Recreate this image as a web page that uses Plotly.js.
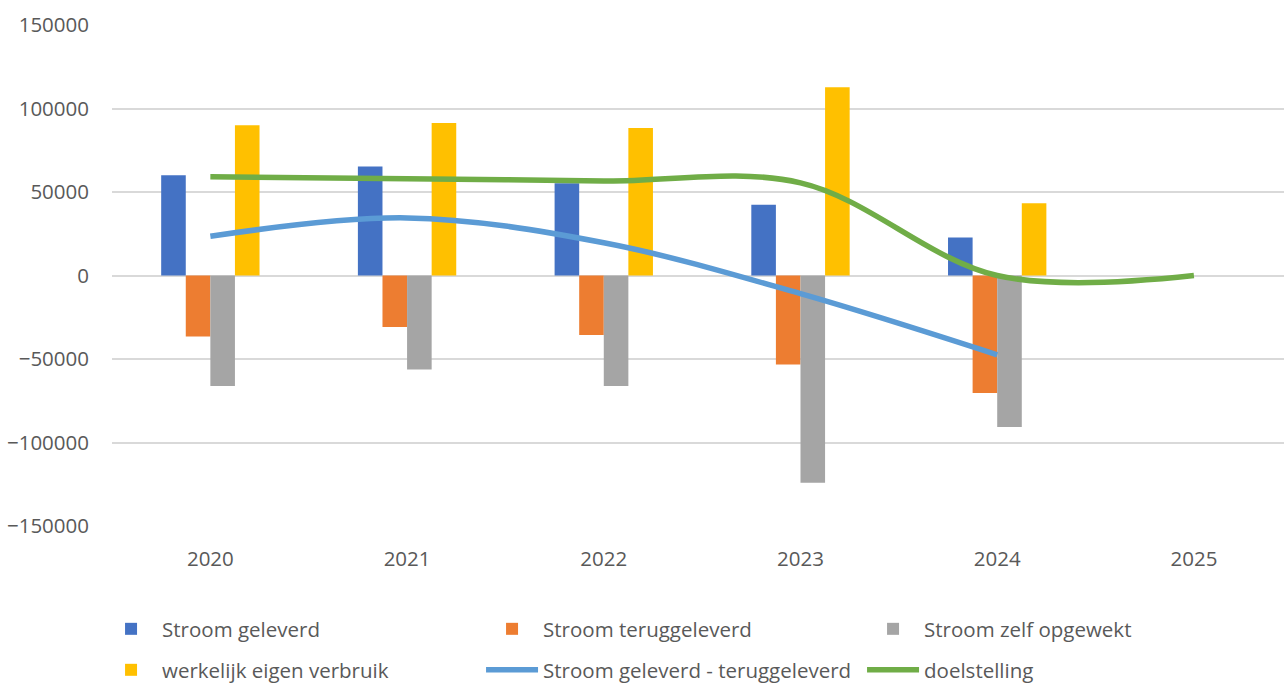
<!DOCTYPE html>
<html>
<head>
<meta charset="utf-8">
<script src="https://cdn.plot.ly/plotly-3.0.1.min.js"></script>
<style>html,body{margin:0;padding:0;background:#fff;}#chart{width:1284px;height:684px;}</style>
</head>
<body>
<div id="chart"></div>
<script>
const years = ['2020', '2021', '2022', '2023', '2024', '2025'];
const stroomGeleverd = [60000, 65300, 55200, 42400, 22800, null];
const stroomTeruggeleverd = [-36600, -30800, -35600, -53300, -70300, null];
const stroomZelfOpgewekt = [-66100, -56300, -66100, -124100, -90700, null];
const werkelijkEigenVerbruik = [89900, 91300, 88300, 112700, 43200, null];
const geleverdMinTeruggeleverd = [23500, 34500, 19600, -10900, -47500, null];
const doelstelling = [59100, 58000, 56600, 55500, 0, 0];

const textColor = '#595959';
const legendFont = {family: 'Open Sans, sans-serif', size: 20.5, color: textColor};

const traces = [
  {type: 'bar', name: 'Stroom geleverd', x: years, y: stroomGeleverd, marker: {color: '#4472C4'}, legend: 'legend'},
  {type: 'bar', name: 'Stroom teruggeleverd', x: years, y: stroomTeruggeleverd, marker: {color: '#ED7D31'}, legend: 'legend'},
  {type: 'bar', name: 'Stroom zelf opgewekt', x: years, y: stroomZelfOpgewekt, marker: {color: '#A5A5A5'}, legend: 'legend'},
  {type: 'bar', name: 'werkelijk eigen verbruik', x: years, y: werkelijkEigenVerbruik, marker: {color: '#FFC000'}, legend: 'legend2'},
  {type: 'scatter', mode: 'lines', name: 'Stroom geleverd - teruggeleverd', x: years, y: geleverdMinTeruggeleverd,
   line: {color: '#5B9BD5', width: 5.5, shape: 'spline', smoothing: 1}, legend: 'legend2'},
  {type: 'scatter', mode: 'lines', name: 'doelstelling', x: years, y: doelstelling,
   line: {color: '#70AD47', width: 5.5, shape: 'spline', smoothing: 1}, legend: 'legend2'}
];

const legendBase = {
  orientation: 'h', xanchor: 'left', yanchor: 'middle', itemwidth: 52,
  entrywidth: 314, entrywidthmode: 'pixels', font: legendFont,
  bgcolor: 'rgba(0,0,0,0)', traceorder: 'normal'
};

const layout = {
  width: 1284, height: 684,
  margin: {l: 112, r: 0, t: 25, b: 158, autoexpand: false},
  paper_bgcolor: '#ffffff', plot_bgcolor: '#ffffff',
  barmode: 'group', bargap: 0.5, bargroupgap: 0,
  font: {family: 'Open Sans, sans-serif', size: 20.5, color: textColor},
  xaxis: {
    type: 'category', range: [-0.5, 5.458], showgrid: false, zeroline: false,
    showline: false, ticks: '', tickfont: {size: 20.5, color: textColor}, ticklabelstandoff: 18
  },
  yaxis: {
    range: [-150000, 150000], dtick: 50000, tickformat: 'd',
    showgrid: true, gridcolor: '#D9D9D9', gridwidth: 2,
    zeroline: true, zerolinecolor: '#D9D9D9', zerolinewidth: 2,
    showline: false, ticks: '', tickfont: {size: 20.5, color: textColor}, ticklabelstandoff: 22
  },
  legend: Object.assign({}, legendBase, {x: -0.0102, y: -0.2056}),
  legend2: Object.assign({}, legendBase, {x: -0.0102, y: -0.2874}),
  showlegend: true
};

Plotly.newPlot('chart', traces, layout, {displayModeBar: false, staticPlot: true});
</script>
</body>
</html>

-- -- --

WHAT THE TASK REQUIRES: Quote the material word for word, dropping any images it holds.

RESPONSE TO THIS TASK:
Recreate this image as a web page that uses Plotly.js.
<!DOCTYPE html>
<html>
<head>
<meta charset="utf-8">
<script src="https://cdn.plot.ly/plotly-3.0.1.min.js"></script>
<style>html,body{margin:0;padding:0;background:#fff;}#chart{width:1284px;height:684px;}</style>
</head>
<body>
<div id="chart"></div>
<script>
const years = ['2020', '2021', '2022', '2023', '2024', '2025'];
const stroomGeleverd = [60000, 65300, 55200, 42400, 22800, null];
const stroomTeruggeleverd = [-36600, -30800, -35600, -53300, -70300, null];
const stroomZelfOpgewekt = [-66100, -56300, -66100, -124100, -90700, null];
const werkelijkEigenVerbruik = [89900, 91300, 88300, 112700, 43200, null];
const geleverdMinTeruggeleverd = [23500, 34500, 19600, -10900, -47500, null];
const doelstelling = [59100, 58000, 56600, 55500, 0, 0];

const textColor = '#595959';
const legendFont = {family: 'Open Sans, sans-serif', size: 20.5, color: textColor};

const traces = [
  {type: 'bar', name: 'Stroom geleverd', x: years, y: stroomGeleverd, marker: {color: '#4472C4'}, legend: 'legend'},
  {type: 'bar', name: 'Stroom teruggeleverd', x: years, y: stroomTeruggeleverd, marker: {color: '#ED7D31'}, legend: 'legend'},
  {type: 'bar', name: 'Stroom zelf opgewekt', x: years, y: stroomZelfOpgewekt, marker: {color: '#A5A5A5'}, legend: 'legend'},
  {type: 'bar', name: 'werkelijk eigen verbruik', x: years, y: werkelijkEigenVerbruik, marker: {color: '#FFC000'}, legend: 'legend2'},
  {type: 'scatter', mode: 'lines', name: 'Stroom geleverd - teruggeleverd', x: years, y: geleverdMinTeruggeleverd,
   line: {color: '#5B9BD5', width: 5.5, shape: 'spline', smoothing: 1}, legend: 'legend2'},
  {type: 'scatter', mode: 'lines', name: 'doelstelling', x: years, y: doelstelling,
   line: {color: '#70AD47', width: 5.5, shape: 'spline', smoothing: 1}, legend: 'legend2'}
];

const legendBase = {
  orientation: 'h', xanchor: 'left', yanchor: 'middle', itemwidth: 52,
  entrywidth: 314, entrywidthmode: 'pixels', font: legendFont,
  bgcolor: 'rgba(0,0,0,0)', traceorder: 'normal'
};

const layout = {
  width: 1284, height: 684,
  margin: {l: 112, r: 0, t: 25, b: 158, autoexpand: false},
  paper_bgcolor: '#ffffff', plot_bgcolor: '#ffffff',
  barmode: 'group', bargap: 0.5, bargroupgap: 0,
  font: {family: 'Open Sans, sans-serif', size: 20.5, color: textColor},
  xaxis: {
    type: 'category', range: [-0.5, 5.458], showgrid: false, zeroline: false,
    showline: false, ticks: '', tickfont: {size: 20.5, color: textColor}, ticklabelstandoff: 18
  },
  yaxis: {
    range: [-150000, 150000], dtick: 50000, tickformat: 'd',
    showgrid: true, gridcolor: '#D9D9D9', gridwidth: 2,
    zeroline: true, zerolinecolor: '#D9D9D9', zerolinewidth: 2,
    showline: false, ticks: '', tickfont: {size: 20.5, color: textColor}, ticklabelstandoff: 22
  },
  legend: Object.assign({}, legendBase, {x: -0.0102, y: -0.2056}),
  legend2: Object.assign({}, legendBase, {x: -0.0102, y: -0.2874}),
  showlegend: true
};

Plotly.newPlot('chart', traces, layout, {displayModeBar: false, staticPlot: true});
</script>
</body>
</html>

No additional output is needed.